DOJ, DHS Inspectors General Launch Investigations Into Federal Deployment in Portland and DC

The inspectors general of the Justice Department and Homeland Security announced two separate investigations into the federal deployment of officers to quell protests in Portland and Washington DC, NPR reports.

DOJ Inspector General Michael Horowitz announced on Thursday that he will investigate the use of force by agents in both cities.

Federal officers in Portland have been seen putting people into unmarked vans and firing non-lethal munitions at protesters. In DC, the Park Police fired chemicals to clear a park near the White House so Trump could pose in front of a nearby church.

"The review will include examining the training and instruction that was provided to the DOJ law enforcement personnel," Horowitz said.

The inspector general added that he will also probe where officers complied with "applicable identification requirements, rules of engagement, and legal authorities" and their "adherence to DOJ policies regarding the use of less-lethal munitions, chemical agents, and other uses of force."

DHS launches probe too:

DHS Inspector General Joseph Cuffari announced in a letter to Congressional leaders that he will investigate allegations that officers in Portland “improperly detained and transported protesters.”

“We are forming a multi-disciplinary team to examine DHS’ deployment of law enforcement personnel to Portland,” he added.

DHS probe came in response to House criticism:

The DHS investigation was launched in response to concern from House Judiciary Chairman Jerry Nadler, Oversight Chairwoman Carolyn Maloney, and Homeland Security Chairman Bennie Thompson.

"In some cases, citizens could not tell the difference between law enforcement and far-right extremists in the region who wore similar military gear," they said in a letter to Cuffari. "The legal basis for this use of force has never been explained — and, frankly, it is not at all clear that the Attorney General and the Acting Secretary are authorized to deploy federal law enforcement officers in this manner.”

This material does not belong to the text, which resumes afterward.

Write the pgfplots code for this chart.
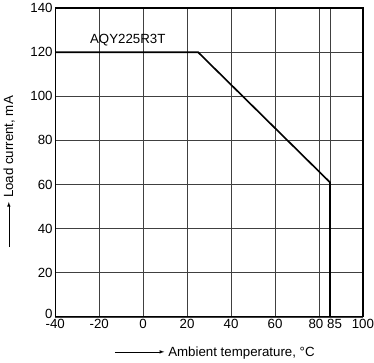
\documentclass[border=0pt]{standalone}
\usepackage{fontspec}
\setmainfont{Liberation Sans}
\usepackage{pgfplots}
\pgfplotsset{compat=1.18}
\begin{document}
\begin{tikzpicture}
\begin{axis}[
  scale only axis,
  width=301pt, height=302pt,
  xmin=-40, xmax=100, ymin=0, ymax=140,
  xtick={-40,-20,0,20,40,60,80,85,100},
  xticklabels={-40,-20,0,20,40,60,{80\kern6pt},{\kern9pt 85},100},
  ytick={0,20,...,140},
  yticklabels={\raisebox{3pt}[\height][\depth]{0},20,40,60,80,100,120,140},
  grid=major,
  major grid style={line width=0.6pt, black!75},
  axis line style={line width=1.2pt},
  tick style={draw=none},
  /pgf/number format/assume math mode=true,
  tick label style={font=\fontsize{13}{15}\selectfont},
  xticklabel style={inner xsep=0pt, inner ysep=2pt},
  yticklabel style={xshift=1pt},
  xlabel={\tikz[baseline=-0.6ex]\draw[-latex, line width=0.6pt] (0,0)--(1.7cm,0);\ Ambient temperature, °C},
  ylabel={\tikz[baseline=-0.6ex]\draw[-latex, line width=0.6pt] (0,0)--(1.55cm,0);\ Load current, mA},
  label style={font=\fontsize{13}{15}\selectfont},
  xlabel style={at={(axis description cs:0.518,-0.116)}, anchor=center},
  ylabel style={at={(axis description cs:-0.15,0.47)}, anchor=center},
  clip=false,
]
\addplot[black, line width=1.6pt] coordinates {(-40,120) (25,120) (85,61) (85,0)};
\node[font=\fontsize{13}{15}\selectfont, anchor=south] at (axis cs:-7,121) {AQY225R3T};
\end{axis}
\end{tikzpicture}
\end{document}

"The Attorney General of the United States does not have unfettered authority to direct thousands of federal law enforcement personnel to arrest and detain American citizens exercising their First Amendment rights,” they said. “The Acting Secretary appears to be relying on an ill-conceived executive order meant to protect historic statues and monuments as justification for arresting American citizens in the dead of night."